By Adam Rex
(Harcourt, Inc., 2007)
Boys like noise. It's a generalization, but when I hear loud tractor noises, block banging and Hot Wheels traffic jams coming from the kindergarten, it's more often Billy than Sally who is conducting the orchestral din. Walk by a construction site and survey who has stopped to watch the cranes and jackhammers disturbing the peaceful horn-honking urban landscape. Guys, I'll bet. (I wonder if anyone has studied horn honking. Wouldn't be surprised if there is a clear gender gap.)
So think of the word psst. This nifty interjection is supposed to subtly get someone's attention. Try to whisper it. The sound is greater than one might think. (Of course, that's how it gets attention.) It's a funny word—all noise, no vowels. Plop it repeatedly into a picture book and even the most distracted listener will keep coming back to the text and pictures. Genius, really.
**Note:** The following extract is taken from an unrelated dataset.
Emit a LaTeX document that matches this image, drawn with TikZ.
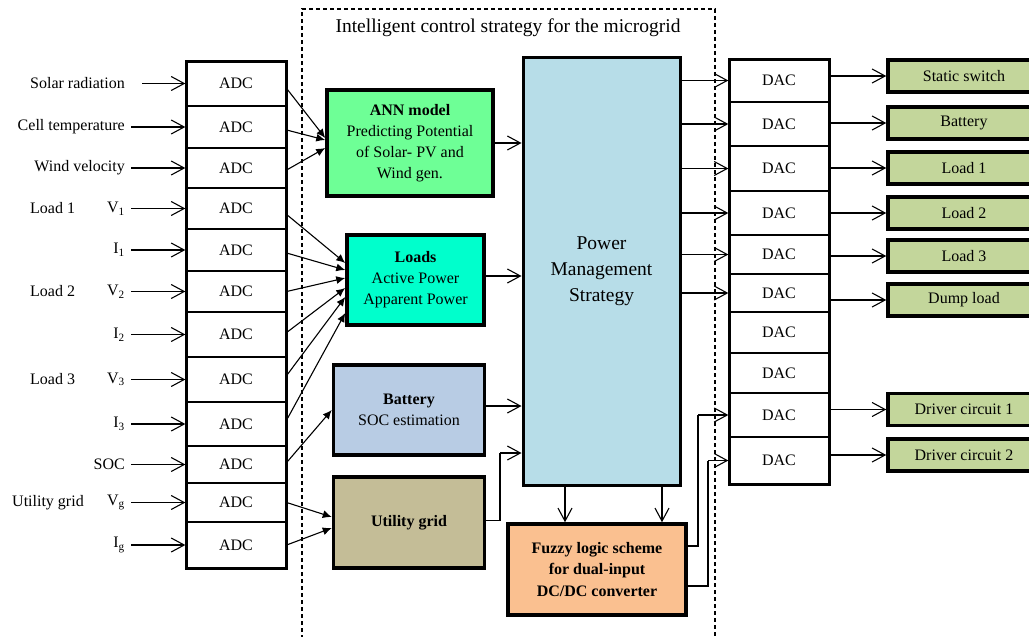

Adam Rex has more than the frequent use of a noisy word in his favour in Pssst! (He adds an extra s, presumably inviting the reader to use more expression.) This engaging tale is about a youngster's trip to the zoo, during which animal after animal gets her attention. (The child is androgynously drawn and unnamed. There is a plain hair clip and a pinkish backpack, but the sporty attire and short hair may help both boys and girls readily identify with the main character.)
Pssst! "Could you get me a tire?" asks the gorilla. Gorillas like to swing, you know. The bats want flashlights. The odd requests continue. The book takes a surprising, delightful turn once the animals receive their desired items.
Boys and girls will be hooked on this book. Once they know how it ends, they'll want to hear or read the story again and again, switching from the mind of the zoo visitor to the thinking of each of the animals. It's a worthy addition to a children's book collection. Stop by your local bookstore and find it. Get the staff person to help you find (or order) it. You know how to get his/her attention. It's a fun word. Use it.